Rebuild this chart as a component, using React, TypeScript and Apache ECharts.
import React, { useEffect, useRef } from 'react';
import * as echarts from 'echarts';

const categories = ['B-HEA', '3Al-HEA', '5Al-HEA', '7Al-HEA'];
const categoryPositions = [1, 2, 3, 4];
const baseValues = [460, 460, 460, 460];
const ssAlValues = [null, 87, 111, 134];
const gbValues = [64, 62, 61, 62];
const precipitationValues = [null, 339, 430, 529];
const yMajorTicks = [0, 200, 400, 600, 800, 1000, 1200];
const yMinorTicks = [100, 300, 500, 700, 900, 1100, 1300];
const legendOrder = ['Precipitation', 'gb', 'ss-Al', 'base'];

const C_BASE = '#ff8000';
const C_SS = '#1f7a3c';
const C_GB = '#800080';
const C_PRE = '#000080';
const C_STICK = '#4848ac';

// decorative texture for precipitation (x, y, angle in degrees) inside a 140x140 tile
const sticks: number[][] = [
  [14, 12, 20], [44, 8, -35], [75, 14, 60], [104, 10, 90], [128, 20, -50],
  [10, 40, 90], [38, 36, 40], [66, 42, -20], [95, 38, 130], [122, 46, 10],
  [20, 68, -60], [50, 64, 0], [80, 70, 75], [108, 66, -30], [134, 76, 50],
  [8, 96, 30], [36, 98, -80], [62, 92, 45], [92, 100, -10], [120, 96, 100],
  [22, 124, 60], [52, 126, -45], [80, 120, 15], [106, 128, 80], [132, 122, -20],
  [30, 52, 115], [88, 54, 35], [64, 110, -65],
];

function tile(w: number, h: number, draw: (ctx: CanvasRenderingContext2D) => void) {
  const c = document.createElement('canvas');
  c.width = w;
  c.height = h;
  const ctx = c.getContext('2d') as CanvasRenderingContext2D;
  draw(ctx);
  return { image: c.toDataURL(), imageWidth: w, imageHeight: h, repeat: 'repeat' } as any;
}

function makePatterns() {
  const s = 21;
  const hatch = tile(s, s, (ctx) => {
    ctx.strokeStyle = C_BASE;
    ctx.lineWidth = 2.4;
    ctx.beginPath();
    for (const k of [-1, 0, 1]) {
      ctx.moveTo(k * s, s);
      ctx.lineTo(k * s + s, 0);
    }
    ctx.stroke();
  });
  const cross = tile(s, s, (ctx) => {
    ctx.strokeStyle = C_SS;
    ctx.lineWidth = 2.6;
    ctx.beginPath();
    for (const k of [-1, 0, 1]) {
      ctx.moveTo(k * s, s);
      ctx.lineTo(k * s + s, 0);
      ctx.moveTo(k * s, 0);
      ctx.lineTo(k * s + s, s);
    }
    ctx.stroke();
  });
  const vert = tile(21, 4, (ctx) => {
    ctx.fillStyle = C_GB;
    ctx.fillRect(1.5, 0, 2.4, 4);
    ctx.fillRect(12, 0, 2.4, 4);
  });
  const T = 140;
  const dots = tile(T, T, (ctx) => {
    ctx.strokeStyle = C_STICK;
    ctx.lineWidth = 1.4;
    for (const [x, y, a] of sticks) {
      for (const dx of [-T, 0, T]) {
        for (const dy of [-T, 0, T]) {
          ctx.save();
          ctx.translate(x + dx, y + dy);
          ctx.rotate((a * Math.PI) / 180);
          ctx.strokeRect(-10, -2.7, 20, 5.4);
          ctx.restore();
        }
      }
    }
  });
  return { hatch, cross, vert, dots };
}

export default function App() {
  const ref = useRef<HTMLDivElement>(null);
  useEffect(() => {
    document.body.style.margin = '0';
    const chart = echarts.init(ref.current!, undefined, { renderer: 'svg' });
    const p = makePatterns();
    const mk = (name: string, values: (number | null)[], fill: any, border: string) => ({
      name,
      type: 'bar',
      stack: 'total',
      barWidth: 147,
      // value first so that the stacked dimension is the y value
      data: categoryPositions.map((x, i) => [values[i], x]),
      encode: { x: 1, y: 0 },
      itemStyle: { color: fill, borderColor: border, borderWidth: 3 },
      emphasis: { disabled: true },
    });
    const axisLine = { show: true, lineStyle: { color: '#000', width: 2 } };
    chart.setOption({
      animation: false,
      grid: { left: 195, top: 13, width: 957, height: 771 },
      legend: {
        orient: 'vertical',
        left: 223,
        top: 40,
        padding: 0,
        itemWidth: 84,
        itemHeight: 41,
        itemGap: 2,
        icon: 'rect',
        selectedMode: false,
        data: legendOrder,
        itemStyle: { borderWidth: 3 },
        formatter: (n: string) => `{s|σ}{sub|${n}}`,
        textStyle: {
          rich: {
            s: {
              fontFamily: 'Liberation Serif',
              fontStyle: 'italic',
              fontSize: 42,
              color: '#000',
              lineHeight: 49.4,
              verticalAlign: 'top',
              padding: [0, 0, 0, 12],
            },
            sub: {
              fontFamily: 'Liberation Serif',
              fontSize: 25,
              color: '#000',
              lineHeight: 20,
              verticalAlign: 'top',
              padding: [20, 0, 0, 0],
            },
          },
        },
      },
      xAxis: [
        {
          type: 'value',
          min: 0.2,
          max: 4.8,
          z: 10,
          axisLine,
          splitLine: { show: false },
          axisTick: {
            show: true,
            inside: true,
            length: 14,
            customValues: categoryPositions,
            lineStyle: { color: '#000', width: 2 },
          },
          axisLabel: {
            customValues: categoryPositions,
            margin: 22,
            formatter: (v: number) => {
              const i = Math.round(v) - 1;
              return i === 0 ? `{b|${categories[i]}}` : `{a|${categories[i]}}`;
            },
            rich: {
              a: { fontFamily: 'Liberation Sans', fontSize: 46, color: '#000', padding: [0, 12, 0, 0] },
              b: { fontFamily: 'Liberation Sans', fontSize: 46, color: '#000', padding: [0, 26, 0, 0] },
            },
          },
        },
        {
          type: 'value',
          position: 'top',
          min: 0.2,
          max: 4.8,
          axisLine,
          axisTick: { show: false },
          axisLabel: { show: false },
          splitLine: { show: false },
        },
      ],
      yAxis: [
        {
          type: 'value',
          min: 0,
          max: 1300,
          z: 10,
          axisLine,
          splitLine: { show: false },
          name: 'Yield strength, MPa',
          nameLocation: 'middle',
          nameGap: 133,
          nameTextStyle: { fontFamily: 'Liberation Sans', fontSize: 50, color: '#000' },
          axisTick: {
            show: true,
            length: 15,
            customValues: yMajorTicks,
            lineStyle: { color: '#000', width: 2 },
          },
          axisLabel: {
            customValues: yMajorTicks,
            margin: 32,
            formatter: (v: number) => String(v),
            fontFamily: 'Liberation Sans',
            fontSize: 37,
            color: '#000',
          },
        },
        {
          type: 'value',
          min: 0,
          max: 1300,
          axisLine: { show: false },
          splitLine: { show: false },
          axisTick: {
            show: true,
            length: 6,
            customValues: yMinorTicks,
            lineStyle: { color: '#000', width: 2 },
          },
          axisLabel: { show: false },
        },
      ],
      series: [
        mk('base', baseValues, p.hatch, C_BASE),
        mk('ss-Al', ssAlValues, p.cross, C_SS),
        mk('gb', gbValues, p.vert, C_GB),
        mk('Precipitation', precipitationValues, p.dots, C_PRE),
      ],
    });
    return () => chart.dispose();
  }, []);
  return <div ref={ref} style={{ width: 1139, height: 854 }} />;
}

### Directions
Give the complete listing a second time, exactly as it reads.

### Task answer
Rebuild this chart as a component, using React, TypeScript and Apache ECharts.
import React, { useEffect, useRef } from 'react';
import * as echarts from 'echarts';

const categories = ['B-HEA', '3Al-HEA', '5Al-HEA', '7Al-HEA'];
const categoryPositions = [1, 2, 3, 4];
const baseValues = [460, 460, 460, 460];
const ssAlValues = [null, 87, 111, 134];
const gbValues = [64, 62, 61, 62];
const precipitationValues = [null, 339, 430, 529];
const yMajorTicks = [0, 200, 400, 600, 800, 1000, 1200];
const yMinorTicks = [100, 300, 500, 700, 900, 1100, 1300];
const legendOrder = ['Precipitation', 'gb', 'ss-Al', 'base'];

const C_BASE = '#ff8000';
const C_SS = '#1f7a3c';
const C_GB = '#800080';
const C_PRE = '#000080';
const C_STICK = '#4848ac';

// decorative texture for precipitation (x, y, angle in degrees) inside a 140x140 tile
const sticks: number[][] = [
  [14, 12, 20], [44, 8, -35], [75, 14, 60], [104, 10, 90], [128, 20, -50],
  [10, 40, 90], [38, 36, 40], [66, 42, -20], [95, 38, 130], [122, 46, 10],
  [20, 68, -60], [50, 64, 0], [80, 70, 75], [108, 66, -30], [134, 76, 50],
  [8, 96, 30], [36, 98, -80], [62, 92, 45], [92, 100, -10], [120, 96, 100],
  [22, 124, 60], [52, 126, -45], [80, 120, 15], [106, 128, 80], [132, 122, -20],
  [30, 52, 115], [88, 54, 35], [64, 110, -65],
];

function tile(w: number, h: number, draw: (ctx: CanvasRenderingContext2D) => void) {
  const c = document.createElement('canvas');
  c.width = w;
  c.height = h;
  const ctx = c.getContext('2d') as CanvasRenderingContext2D;
  draw(ctx);
  return { image: c.toDataURL(), imageWidth: w, imageHeight: h, repeat: 'repeat' } as any;
}

function makePatterns() {
  const s = 21;
  const hatch = tile(s, s, (ctx) => {
    ctx.strokeStyle = C_BASE;
    ctx.lineWidth = 2.4;
    ctx.beginPath();
    for (const k of [-1, 0, 1]) {
      ctx.moveTo(k * s, s);
      ctx.lineTo(k * s + s, 0);
    }
    ctx.stroke();
  });
  const cross = tile(s, s, (ctx) => {
    ctx.strokeStyle = C_SS;
    ctx.lineWidth = 2.6;
    ctx.beginPath();
    for (const k of [-1, 0, 1]) {
      ctx.moveTo(k * s, s);
      ctx.lineTo(k * s + s, 0);
      ctx.moveTo(k * s, 0);
      ctx.lineTo(k * s + s, s);
    }
    ctx.stroke();
  });
  const vert = tile(21, 4, (ctx) => {
    ctx.fillStyle = C_GB;
    ctx.fillRect(1.5, 0, 2.4, 4);
    ctx.fillRect(12, 0, 2.4, 4);
  });
  const T = 140;
  const dots = tile(T, T, (ctx) => {
    ctx.strokeStyle = C_STICK;
    ctx.lineWidth = 1.4;
    for (const [x, y, a] of sticks) {
      for (const dx of [-T, 0, T]) {
        for (const dy of [-T, 0, T]) {
          ctx.save();
          ctx.translate(x + dx, y + dy);
          ctx.rotate((a * Math.PI) / 180);
          ctx.strokeRect(-10, -2.7, 20, 5.4);
          ctx.restore();
        }
      }
    }
  });
  return { hatch, cross, vert, dots };
}

export default function App() {
  const ref = useRef<HTMLDivElement>(null);
  useEffect(() => {
    document.body.style.margin = '0';
    const chart = echarts.init(ref.current!, undefined, { renderer: 'svg' });
    const p = makePatterns();
    const mk = (name: string, values: (number | null)[], fill: any, border: string) => ({
      name,
      type: 'bar',
      stack: 'total',
      barWidth: 147,
      // value first so that the stacked dimension is the y value
      data: categoryPositions.map((x, i) => [values[i], x]),
      encode: { x: 1, y: 0 },
      itemStyle: { color: fill, borderColor: border, borderWidth: 3 },
      emphasis: { disabled: true },
    });
    const axisLine = { show: true, lineStyle: { color: '#000', width: 2 } };
    chart.setOption({
      animation: false,
      grid: { left: 195, top: 13, width: 957, height: 771 },
      legend: {
        orient: 'vertical',
        left: 223,
        top: 40,
        padding: 0,
        itemWidth: 84,
        itemHeight: 41,
        itemGap: 2,
        icon: 'rect',
        selectedMode: false,
        data: legendOrder,
        itemStyle: { borderWidth: 3 },
        formatter: (n: string) => `{s|σ}{sub|${n}}`,
        textStyle: {
          rich: {
            s: {
              fontFamily: 'Liberation Serif',
              fontStyle: 'italic',
              fontSize: 42,
              color: '#000',
              lineHeight: 49.4,
              verticalAlign: 'top',
              padding: [0, 0, 0, 12],
            },
            sub: {
              fontFamily: 'Liberation Serif',
              fontSize: 25,
              color: '#000',
              lineHeight: 20,
              verticalAlign: 'top',
              padding: [20, 0, 0, 0],
            },
          },
        },
      },
      xAxis: [
        {
          type: 'value',
          min: 0.2,
          max: 4.8,
          z: 10,
          axisLine,
          splitLine: { show: false },
          axisTick: {
            show: true,
            inside: true,
            length: 14,
            customValues: categoryPositions,
            lineStyle: { color: '#000', width: 2 },
          },
          axisLabel: {
            customValues: categoryPositions,
            margin: 22,
            formatter: (v: number) => {
              const i = Math.round(v) - 1;
              return i === 0 ? `{b|${categories[i]}}` : `{a|${categories[i]}}`;
            },
            rich: {
              a: { fontFamily: 'Liberation Sans', fontSize: 46, color: '#000', padding: [0, 12, 0, 0] },
              b: { fontFamily: 'Liberation Sans', fontSize: 46, color: '#000', padding: [0, 26, 0, 0] },
            },
          },
        },
        {
          type: 'value',
          position: 'top',
          min: 0.2,
          max: 4.8,
          axisLine,
          axisTick: { show: false },
          axisLabel: { show: false },
          splitLine: { show: false },
        },
      ],
      yAxis: [
        {
          type: 'value',
          min: 0,
          max: 1300,
          z: 10,
          axisLine,
          splitLine: { show: false },
          name: 'Yield strength, MPa',
          nameLocation: 'middle',
          nameGap: 133,
          nameTextStyle: { fontFamily: 'Liberation Sans', fontSize: 50, color: '#000' },
          axisTick: {
            show: true,
            length: 15,
            customValues: yMajorTicks,
            lineStyle: { color: '#000', width: 2 },
          },
          axisLabel: {
            customValues: yMajorTicks,
            margin: 32,
            formatter: (v: number) => String(v),
            fontFamily: 'Liberation Sans',
            fontSize: 37,
            color: '#000',
          },
        },
        {
          type: 'value',
          min: 0,
          max: 1300,
          axisLine: { show: false },
          splitLine: { show: false },
          axisTick: {
            show: true,
            length: 6,
            customValues: yMinorTicks,
            lineStyle: { color: '#000', width: 2 },
          },
          axisLabel: { show: false },
        },
      ],
      series: [
        mk('base', baseValues, p.hatch, C_BASE),
        mk('ss-Al', ssAlValues, p.cross, C_SS),
        mk('gb', gbValues, p.vert, C_GB),
        mk('Precipitation', precipitationValues, p.dots, C_PRE),
      ],
    });
    return () => chart.dispose();
  }, []);
  return <div ref={ref} style={{ width: 1139, height: 854 }} />;
}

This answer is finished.